Apple and toffee muffins

Apple and toffee muffins

By
From
Desserts
Makes
12

Don’t put too much toffee in each of the muffins or it will boil over during baking. For a different flavour, try using nutmeg instead of cinnamon. These muffins also make a great pudding when served with vanilla ice cream.

Ingredients

Quantity Ingredient
2 eggs, beaten
80g caster sugar
240ml milk
100g butter, melted
300g plain flour
2 teaspoons baking powder
1/2 teaspoon salt
good pinch cinnamon
2 eating apples, peeled, cored and finely chopped, such as Cox's or Granny Smiths
50g toffee, broken into small pieces

Method

  1. Pre-heat the oven to 190°C. Line a 12-hole bun or muffin tin with paper cases.
  2. Mix the eggs, sugar, milk and melted butter in a large bowl. Sift in the flour, baking powder, salt and cinnamon.
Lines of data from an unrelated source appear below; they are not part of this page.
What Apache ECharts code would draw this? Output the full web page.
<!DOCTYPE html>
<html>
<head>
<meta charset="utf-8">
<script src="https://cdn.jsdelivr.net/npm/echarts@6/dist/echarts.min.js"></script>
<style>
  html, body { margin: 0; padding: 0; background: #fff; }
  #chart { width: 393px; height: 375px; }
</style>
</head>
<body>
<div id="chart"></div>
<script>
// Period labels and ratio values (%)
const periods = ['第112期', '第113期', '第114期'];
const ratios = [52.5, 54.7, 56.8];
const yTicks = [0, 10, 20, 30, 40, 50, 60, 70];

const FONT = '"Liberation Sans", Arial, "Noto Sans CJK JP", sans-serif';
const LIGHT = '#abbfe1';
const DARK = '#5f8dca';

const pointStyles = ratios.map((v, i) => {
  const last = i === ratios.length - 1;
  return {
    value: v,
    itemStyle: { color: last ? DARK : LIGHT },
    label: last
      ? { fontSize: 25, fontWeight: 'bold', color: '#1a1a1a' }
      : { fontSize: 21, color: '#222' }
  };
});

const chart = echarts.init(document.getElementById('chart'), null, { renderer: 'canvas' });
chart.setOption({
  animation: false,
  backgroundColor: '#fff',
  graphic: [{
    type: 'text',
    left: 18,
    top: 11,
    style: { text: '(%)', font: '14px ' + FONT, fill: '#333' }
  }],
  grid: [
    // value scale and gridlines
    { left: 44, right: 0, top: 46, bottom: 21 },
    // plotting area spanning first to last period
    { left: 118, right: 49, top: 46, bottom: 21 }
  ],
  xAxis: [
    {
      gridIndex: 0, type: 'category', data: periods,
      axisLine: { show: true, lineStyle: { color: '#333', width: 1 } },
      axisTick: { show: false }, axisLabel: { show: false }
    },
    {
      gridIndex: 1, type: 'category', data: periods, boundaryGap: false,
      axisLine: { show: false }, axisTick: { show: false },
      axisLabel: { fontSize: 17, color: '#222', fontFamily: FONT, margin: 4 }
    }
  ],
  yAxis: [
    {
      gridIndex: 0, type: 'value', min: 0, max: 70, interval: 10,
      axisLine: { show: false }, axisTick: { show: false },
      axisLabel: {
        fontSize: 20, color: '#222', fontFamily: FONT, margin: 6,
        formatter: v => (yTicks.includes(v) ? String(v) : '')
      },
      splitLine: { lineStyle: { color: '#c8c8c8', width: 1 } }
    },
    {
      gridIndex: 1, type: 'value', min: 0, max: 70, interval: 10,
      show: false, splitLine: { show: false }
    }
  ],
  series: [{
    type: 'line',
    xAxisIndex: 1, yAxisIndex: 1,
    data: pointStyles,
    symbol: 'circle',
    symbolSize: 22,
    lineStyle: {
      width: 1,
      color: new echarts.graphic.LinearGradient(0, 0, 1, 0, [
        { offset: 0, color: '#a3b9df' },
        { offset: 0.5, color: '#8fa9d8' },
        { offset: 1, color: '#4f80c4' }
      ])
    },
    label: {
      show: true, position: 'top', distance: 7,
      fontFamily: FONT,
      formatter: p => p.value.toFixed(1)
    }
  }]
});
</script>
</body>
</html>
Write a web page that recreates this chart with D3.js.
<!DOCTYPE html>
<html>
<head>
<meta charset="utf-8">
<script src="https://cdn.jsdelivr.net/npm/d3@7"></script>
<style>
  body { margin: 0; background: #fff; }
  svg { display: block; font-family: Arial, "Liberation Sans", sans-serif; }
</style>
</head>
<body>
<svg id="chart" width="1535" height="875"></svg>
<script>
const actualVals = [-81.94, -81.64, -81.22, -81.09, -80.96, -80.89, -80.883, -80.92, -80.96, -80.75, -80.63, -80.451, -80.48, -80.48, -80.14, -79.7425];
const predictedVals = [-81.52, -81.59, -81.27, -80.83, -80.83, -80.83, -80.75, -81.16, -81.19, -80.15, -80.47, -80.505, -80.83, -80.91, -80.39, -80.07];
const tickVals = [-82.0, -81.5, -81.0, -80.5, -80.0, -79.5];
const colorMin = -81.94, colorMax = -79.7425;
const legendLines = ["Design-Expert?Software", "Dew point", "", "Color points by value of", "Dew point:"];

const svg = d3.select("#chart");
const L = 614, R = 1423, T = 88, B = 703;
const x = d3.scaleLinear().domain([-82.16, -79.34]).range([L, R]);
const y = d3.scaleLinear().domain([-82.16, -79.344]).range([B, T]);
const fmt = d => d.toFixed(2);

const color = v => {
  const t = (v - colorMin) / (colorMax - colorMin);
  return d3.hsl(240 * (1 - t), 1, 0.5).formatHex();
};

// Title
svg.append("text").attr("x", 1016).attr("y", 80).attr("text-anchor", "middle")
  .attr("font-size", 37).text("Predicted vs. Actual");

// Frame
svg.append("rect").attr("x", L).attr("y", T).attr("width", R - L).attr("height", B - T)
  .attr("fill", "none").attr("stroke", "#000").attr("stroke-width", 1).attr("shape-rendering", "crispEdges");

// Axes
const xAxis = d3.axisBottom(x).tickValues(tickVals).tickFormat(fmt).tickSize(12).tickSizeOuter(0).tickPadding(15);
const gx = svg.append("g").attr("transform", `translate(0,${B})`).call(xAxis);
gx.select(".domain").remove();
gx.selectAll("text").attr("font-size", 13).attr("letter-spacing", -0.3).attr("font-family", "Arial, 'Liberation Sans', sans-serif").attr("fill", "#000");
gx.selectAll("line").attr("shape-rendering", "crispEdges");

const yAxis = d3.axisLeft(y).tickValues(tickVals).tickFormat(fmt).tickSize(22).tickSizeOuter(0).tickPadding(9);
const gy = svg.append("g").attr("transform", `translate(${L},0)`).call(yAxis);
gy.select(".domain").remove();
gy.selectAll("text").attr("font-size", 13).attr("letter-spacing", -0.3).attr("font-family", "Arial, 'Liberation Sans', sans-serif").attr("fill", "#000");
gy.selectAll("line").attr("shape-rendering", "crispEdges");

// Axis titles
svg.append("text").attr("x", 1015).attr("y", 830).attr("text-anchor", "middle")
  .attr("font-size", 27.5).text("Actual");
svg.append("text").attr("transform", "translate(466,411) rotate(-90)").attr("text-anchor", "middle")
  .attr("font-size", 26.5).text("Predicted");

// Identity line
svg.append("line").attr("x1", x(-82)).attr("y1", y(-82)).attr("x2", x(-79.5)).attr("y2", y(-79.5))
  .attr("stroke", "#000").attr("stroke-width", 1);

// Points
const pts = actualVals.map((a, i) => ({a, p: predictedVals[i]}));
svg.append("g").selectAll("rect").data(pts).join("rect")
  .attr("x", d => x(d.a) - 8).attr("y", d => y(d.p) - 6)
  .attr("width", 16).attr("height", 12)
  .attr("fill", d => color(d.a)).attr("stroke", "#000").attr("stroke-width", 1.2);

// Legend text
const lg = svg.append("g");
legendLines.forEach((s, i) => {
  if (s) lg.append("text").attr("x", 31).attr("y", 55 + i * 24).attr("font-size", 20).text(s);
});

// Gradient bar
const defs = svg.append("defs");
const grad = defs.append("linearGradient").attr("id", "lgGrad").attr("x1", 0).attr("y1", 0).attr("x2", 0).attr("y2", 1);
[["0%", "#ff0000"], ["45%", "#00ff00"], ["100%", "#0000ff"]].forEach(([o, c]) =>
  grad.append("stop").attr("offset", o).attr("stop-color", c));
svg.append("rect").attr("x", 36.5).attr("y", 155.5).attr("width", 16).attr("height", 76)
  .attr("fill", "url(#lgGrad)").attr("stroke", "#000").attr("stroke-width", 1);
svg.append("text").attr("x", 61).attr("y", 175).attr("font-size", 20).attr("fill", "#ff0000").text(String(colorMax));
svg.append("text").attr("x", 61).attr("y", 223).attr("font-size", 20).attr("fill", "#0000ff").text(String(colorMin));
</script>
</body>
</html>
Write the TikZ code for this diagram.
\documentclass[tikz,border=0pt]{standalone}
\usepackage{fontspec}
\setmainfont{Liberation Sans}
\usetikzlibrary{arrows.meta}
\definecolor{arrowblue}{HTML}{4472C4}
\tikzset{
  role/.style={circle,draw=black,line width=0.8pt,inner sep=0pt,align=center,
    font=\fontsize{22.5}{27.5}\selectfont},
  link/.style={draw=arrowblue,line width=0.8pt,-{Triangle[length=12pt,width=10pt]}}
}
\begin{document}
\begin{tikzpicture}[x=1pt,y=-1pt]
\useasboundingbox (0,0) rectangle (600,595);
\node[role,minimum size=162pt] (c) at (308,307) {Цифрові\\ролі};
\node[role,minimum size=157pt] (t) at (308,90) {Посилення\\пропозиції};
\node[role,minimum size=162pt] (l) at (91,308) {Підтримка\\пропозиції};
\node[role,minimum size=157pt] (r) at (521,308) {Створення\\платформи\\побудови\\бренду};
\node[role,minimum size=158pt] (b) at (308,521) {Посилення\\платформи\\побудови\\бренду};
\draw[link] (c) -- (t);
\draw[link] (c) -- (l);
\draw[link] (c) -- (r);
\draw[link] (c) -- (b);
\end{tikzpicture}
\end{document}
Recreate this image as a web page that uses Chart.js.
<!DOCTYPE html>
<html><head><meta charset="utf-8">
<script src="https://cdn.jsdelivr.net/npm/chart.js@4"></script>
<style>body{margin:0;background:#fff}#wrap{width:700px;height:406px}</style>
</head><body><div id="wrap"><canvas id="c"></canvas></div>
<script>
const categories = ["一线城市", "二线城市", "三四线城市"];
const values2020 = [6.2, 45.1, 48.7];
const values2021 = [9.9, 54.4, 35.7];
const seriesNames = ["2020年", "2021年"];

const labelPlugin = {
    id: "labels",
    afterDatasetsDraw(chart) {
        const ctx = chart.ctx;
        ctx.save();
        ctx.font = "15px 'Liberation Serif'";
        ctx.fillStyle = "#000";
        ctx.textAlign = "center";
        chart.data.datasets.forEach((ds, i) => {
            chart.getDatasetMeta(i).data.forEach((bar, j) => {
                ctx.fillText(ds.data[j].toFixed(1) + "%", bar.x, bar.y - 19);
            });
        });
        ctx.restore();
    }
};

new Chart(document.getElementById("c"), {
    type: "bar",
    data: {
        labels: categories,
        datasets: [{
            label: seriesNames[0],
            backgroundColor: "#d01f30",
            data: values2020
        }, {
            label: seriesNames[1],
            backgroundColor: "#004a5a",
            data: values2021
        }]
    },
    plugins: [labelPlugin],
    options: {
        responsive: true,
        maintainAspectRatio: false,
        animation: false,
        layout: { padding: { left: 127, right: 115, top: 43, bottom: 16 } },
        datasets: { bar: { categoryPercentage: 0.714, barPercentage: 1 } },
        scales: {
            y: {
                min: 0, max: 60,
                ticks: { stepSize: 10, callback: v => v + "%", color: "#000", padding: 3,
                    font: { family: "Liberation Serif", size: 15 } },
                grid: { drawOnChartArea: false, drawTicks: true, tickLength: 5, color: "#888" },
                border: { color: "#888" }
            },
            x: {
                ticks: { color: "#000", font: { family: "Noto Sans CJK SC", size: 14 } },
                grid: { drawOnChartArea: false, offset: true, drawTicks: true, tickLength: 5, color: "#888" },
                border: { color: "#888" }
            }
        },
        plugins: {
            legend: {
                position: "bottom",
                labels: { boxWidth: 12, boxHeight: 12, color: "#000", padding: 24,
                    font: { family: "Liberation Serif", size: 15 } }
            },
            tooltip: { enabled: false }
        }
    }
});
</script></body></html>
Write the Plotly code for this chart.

Add the chopped apple and mix roughly.
  3. Spoon the mixture into the muffin cases, filling them a quarter full, then top with a few pieces of toffee, and cover with the rest of the muffin mixture until the paper cases are half full.
  4. Bake in the oven for 30–35 minutes until well risen and golden. Cool on a wire rack.